--- BEGIN ROWS ---
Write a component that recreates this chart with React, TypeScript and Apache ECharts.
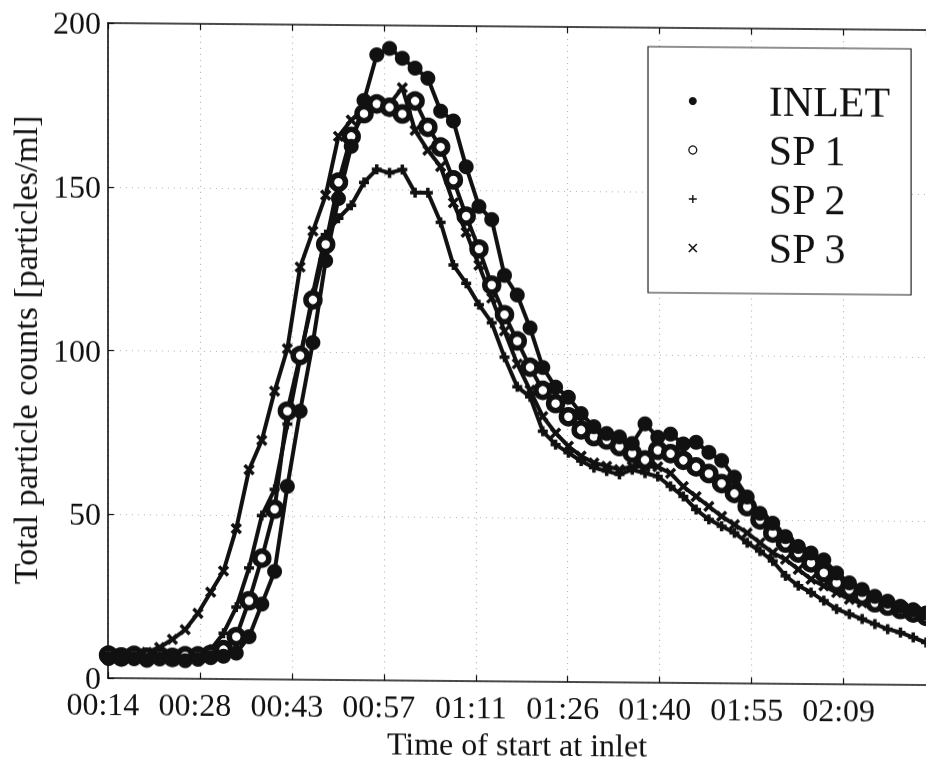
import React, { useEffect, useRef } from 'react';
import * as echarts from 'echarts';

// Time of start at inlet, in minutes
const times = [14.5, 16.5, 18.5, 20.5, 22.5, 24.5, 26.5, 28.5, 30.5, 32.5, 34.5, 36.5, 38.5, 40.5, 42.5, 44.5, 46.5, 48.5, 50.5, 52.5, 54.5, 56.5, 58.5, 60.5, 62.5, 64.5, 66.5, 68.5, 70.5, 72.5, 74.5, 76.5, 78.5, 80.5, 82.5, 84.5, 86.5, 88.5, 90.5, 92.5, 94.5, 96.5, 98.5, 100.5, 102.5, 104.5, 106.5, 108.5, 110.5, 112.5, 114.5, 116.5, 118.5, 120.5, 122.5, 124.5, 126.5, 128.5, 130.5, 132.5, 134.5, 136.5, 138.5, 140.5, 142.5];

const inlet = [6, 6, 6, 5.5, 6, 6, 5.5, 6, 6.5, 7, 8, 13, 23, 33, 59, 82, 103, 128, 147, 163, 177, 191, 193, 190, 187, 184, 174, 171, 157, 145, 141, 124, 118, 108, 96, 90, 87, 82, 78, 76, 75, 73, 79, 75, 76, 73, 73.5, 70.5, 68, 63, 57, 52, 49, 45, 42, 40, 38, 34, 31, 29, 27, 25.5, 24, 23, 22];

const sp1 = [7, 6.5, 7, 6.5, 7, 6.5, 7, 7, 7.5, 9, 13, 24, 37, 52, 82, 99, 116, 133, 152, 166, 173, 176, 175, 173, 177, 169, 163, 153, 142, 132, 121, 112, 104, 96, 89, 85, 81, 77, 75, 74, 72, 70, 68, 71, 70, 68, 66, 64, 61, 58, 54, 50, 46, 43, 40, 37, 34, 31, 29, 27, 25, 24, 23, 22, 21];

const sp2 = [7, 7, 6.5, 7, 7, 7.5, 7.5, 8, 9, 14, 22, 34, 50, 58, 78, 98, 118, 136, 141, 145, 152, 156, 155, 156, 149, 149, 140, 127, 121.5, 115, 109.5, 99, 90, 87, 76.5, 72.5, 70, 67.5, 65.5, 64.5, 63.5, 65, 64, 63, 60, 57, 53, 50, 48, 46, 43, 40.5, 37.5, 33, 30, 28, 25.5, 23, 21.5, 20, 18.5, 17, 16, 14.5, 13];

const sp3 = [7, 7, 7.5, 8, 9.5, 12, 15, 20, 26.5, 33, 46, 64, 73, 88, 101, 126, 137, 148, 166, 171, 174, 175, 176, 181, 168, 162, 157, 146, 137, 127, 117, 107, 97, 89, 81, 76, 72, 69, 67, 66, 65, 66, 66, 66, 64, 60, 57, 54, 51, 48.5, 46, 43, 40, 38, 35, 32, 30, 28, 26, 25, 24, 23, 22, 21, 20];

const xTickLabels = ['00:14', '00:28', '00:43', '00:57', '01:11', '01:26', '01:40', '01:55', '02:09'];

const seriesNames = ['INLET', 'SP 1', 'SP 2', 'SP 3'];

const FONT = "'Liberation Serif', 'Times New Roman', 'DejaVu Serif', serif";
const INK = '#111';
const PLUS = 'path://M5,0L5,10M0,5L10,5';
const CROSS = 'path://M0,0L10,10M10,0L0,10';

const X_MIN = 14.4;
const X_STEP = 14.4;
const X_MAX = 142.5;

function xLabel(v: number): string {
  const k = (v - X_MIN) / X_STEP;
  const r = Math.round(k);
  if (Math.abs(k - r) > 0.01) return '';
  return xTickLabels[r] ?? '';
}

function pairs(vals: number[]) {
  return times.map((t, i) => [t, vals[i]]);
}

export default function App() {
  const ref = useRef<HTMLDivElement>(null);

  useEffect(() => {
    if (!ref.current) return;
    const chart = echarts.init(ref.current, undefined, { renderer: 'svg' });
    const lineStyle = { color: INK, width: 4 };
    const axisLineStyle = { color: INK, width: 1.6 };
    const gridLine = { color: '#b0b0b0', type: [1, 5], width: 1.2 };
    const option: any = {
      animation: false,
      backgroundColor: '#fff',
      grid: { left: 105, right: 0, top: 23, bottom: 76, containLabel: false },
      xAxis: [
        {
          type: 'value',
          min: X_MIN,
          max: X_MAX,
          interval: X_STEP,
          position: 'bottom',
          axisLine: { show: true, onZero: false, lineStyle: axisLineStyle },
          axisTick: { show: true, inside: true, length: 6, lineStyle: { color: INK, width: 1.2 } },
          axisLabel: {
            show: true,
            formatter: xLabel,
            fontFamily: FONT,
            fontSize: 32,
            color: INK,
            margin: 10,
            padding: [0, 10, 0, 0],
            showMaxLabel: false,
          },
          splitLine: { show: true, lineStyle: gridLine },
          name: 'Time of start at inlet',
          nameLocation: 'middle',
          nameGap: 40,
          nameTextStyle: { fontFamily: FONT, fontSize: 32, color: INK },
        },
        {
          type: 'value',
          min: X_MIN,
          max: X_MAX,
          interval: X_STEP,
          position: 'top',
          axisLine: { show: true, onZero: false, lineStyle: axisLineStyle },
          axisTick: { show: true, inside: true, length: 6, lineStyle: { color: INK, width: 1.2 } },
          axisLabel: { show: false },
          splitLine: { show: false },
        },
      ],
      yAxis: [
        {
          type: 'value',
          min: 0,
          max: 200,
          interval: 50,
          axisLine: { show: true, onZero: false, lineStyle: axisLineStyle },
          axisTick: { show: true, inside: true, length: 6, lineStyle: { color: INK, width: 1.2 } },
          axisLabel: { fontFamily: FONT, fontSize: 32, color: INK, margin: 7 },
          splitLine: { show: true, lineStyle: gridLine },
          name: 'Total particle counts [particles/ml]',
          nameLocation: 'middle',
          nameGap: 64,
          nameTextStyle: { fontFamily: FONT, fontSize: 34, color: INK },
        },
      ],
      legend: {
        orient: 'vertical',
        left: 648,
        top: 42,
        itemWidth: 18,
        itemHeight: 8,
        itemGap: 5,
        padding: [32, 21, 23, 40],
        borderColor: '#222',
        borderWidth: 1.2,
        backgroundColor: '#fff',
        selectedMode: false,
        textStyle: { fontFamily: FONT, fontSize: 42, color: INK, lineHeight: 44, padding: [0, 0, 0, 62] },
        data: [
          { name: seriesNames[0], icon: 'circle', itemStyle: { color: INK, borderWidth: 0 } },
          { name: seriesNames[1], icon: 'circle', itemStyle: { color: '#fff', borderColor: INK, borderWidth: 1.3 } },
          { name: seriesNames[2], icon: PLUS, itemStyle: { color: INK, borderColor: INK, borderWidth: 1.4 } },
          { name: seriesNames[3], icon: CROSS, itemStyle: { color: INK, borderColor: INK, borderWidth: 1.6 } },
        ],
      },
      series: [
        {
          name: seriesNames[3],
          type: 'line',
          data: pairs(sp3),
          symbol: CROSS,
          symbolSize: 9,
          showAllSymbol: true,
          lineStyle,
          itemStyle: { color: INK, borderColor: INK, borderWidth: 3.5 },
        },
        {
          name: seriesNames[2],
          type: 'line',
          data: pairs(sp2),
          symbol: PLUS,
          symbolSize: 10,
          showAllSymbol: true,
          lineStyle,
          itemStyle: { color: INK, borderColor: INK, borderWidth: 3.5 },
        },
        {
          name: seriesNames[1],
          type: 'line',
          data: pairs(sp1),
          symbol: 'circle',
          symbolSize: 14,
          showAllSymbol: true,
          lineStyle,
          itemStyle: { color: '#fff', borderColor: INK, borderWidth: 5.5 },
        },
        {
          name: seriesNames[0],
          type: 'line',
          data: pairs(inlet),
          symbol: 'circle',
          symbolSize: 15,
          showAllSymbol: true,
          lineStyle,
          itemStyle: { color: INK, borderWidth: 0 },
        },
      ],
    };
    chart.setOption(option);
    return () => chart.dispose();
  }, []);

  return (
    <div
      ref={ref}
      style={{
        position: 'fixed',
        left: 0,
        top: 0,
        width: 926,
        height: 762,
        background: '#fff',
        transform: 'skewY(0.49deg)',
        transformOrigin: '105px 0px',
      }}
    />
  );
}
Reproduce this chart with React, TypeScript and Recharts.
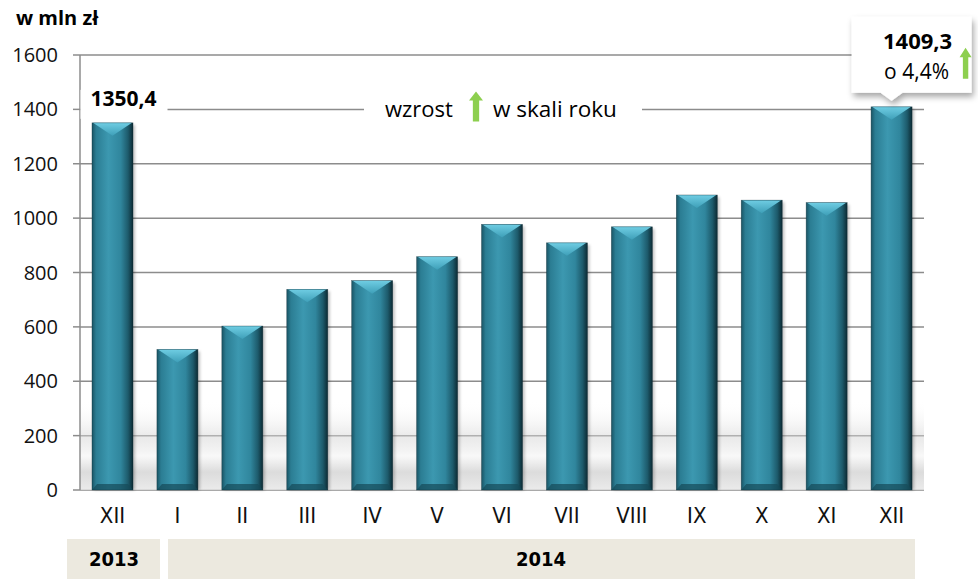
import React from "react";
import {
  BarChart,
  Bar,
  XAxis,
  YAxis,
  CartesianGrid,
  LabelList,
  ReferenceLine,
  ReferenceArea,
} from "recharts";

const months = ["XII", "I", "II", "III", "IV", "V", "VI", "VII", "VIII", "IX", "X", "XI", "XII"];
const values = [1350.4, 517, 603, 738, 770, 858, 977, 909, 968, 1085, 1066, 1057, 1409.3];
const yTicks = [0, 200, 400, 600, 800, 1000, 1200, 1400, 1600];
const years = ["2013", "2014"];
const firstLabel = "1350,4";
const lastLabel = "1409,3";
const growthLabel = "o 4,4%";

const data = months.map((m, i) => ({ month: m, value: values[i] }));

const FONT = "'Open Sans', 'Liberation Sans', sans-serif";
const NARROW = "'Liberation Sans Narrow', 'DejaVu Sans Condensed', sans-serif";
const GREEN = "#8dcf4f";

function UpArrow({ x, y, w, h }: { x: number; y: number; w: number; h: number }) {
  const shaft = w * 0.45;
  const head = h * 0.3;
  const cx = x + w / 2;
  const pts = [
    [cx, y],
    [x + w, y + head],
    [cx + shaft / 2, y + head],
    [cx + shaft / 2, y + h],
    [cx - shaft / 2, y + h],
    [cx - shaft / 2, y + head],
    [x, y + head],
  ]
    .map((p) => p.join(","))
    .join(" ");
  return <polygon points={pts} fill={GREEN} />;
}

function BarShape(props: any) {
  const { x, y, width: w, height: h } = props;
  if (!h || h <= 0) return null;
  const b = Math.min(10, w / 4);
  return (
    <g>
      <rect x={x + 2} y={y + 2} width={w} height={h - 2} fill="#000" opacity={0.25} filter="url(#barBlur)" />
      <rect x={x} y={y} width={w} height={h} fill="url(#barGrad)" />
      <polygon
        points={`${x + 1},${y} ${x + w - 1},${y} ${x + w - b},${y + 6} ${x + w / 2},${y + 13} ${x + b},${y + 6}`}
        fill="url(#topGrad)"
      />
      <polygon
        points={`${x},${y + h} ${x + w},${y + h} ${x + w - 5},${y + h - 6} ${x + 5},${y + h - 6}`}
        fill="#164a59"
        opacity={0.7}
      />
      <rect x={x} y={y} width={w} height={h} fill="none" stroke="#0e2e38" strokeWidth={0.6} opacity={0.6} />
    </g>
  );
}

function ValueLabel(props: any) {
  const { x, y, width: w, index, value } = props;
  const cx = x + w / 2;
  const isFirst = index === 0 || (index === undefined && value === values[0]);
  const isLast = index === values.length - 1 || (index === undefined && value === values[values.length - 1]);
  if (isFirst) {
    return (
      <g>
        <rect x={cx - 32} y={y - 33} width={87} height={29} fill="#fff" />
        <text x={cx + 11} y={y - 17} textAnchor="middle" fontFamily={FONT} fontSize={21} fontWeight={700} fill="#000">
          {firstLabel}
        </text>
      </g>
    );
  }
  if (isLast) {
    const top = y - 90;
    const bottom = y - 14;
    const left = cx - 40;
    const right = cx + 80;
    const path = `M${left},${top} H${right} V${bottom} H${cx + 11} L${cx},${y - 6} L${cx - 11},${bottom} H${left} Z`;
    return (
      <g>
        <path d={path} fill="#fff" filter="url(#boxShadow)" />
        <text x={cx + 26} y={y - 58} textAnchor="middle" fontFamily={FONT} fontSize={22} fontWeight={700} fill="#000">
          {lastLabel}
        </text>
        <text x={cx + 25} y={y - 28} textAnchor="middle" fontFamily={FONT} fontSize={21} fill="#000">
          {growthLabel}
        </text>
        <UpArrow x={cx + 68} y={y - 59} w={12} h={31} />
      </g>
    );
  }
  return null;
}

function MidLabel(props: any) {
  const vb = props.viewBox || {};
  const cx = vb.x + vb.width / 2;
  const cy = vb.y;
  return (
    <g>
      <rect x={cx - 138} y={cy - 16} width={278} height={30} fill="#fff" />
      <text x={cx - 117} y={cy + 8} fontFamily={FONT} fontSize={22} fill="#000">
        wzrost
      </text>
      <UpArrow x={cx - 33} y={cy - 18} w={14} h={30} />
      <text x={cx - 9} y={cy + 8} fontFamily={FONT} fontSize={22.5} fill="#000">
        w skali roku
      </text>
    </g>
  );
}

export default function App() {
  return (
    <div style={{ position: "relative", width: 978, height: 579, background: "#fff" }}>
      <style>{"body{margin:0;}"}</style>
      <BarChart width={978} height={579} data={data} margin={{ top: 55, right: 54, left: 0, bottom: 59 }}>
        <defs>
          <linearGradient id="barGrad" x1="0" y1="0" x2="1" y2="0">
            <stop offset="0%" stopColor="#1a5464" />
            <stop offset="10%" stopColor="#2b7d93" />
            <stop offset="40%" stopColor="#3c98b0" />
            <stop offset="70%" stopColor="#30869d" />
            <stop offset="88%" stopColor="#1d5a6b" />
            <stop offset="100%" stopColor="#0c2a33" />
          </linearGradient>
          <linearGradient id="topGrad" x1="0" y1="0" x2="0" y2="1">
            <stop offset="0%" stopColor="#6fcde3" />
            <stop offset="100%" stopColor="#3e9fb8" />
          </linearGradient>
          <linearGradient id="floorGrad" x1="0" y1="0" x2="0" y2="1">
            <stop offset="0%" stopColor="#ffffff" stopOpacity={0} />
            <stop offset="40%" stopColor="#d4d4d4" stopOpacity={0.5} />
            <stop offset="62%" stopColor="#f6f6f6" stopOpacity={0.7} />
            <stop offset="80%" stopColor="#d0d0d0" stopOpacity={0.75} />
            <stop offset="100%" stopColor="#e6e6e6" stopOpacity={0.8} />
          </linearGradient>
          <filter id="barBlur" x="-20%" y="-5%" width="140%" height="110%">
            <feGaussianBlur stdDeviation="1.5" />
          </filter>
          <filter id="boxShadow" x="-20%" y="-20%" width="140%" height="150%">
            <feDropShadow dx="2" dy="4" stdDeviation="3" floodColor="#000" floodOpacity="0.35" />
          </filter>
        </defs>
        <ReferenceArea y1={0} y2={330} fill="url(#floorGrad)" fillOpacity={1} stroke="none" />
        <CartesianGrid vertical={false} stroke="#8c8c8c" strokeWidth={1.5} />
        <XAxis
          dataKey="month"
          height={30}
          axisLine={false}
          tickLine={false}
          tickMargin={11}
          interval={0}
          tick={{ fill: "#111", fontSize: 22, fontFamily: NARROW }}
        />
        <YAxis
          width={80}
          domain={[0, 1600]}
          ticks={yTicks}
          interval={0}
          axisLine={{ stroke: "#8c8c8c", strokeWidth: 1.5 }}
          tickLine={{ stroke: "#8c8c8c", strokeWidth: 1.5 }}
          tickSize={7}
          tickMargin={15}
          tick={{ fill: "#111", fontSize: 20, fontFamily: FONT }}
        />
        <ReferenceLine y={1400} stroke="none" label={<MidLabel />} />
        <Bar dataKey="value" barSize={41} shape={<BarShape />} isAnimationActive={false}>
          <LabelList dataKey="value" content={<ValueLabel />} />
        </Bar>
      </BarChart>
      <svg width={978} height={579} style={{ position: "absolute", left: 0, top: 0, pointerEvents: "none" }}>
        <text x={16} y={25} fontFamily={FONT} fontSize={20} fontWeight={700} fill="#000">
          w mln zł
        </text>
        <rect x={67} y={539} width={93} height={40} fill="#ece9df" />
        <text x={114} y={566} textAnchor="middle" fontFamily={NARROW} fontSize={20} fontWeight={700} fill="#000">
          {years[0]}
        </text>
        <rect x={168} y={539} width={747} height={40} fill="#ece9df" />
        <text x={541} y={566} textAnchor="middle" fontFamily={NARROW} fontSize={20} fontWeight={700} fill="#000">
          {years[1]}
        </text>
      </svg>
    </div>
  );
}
--- END ROWS ---
**TASK DESCRIPTION**
Repeat only the lines between the start of the data and the line with "24, 23, 22];", including those two lines, and skip the pictures.

**ANSWER TO THE EXERCISE**
Write a component that recreates this chart with React, TypeScript and Apache ECharts.
import React, { useEffect, useRef } from 'react';
import * as echarts from 'echarts';

// Time of start at inlet, in minutes
const times = [14.5, 16.5, 18.5, 20.5, 22.5, 24.5, 26.5, 28.5, 30.5, 32.5, 34.5, 36.5, 38.5, 40.5, 42.5, 44.5, 46.5, 48.5, 50.5, 52.5, 54.5, 56.5, 58.5, 60.5, 62.5, 64.5, 66.5, 68.5, 70.5, 72.5, 74.5, 76.5, 78.5, 80.5, 82.5, 84.5, 86.5, 88.5, 90.5, 92.5, 94.5, 96.5, 98.5, 100.5, 102.5, 104.5, 106.5, 108.5, 110.5, 112.5, 114.5, 116.5, 118.5, 120.5, 122.5, 124.5, 126.5, 128.5, 130.5, 132.5, 134.5, 136.5, 138.5, 140.5, 142.5];

const inlet = [6, 6, 6, 5.5, 6, 6, 5.5, 6, 6.5, 7, 8, 13, 23, 33, 59, 82, 103, 128, 147, 163, 177, 191, 193, 190, 187, 184, 174, 171, 157, 145, 141, 124, 118, 108, 96, 90, 87, 82, 78, 76, 75, 73, 79, 75, 76, 73, 73.5, 70.5, 68, 63, 57, 52, 49, 45, 42, 40, 38, 34, 31, 29, 27, 25.5, 24, 23, 22];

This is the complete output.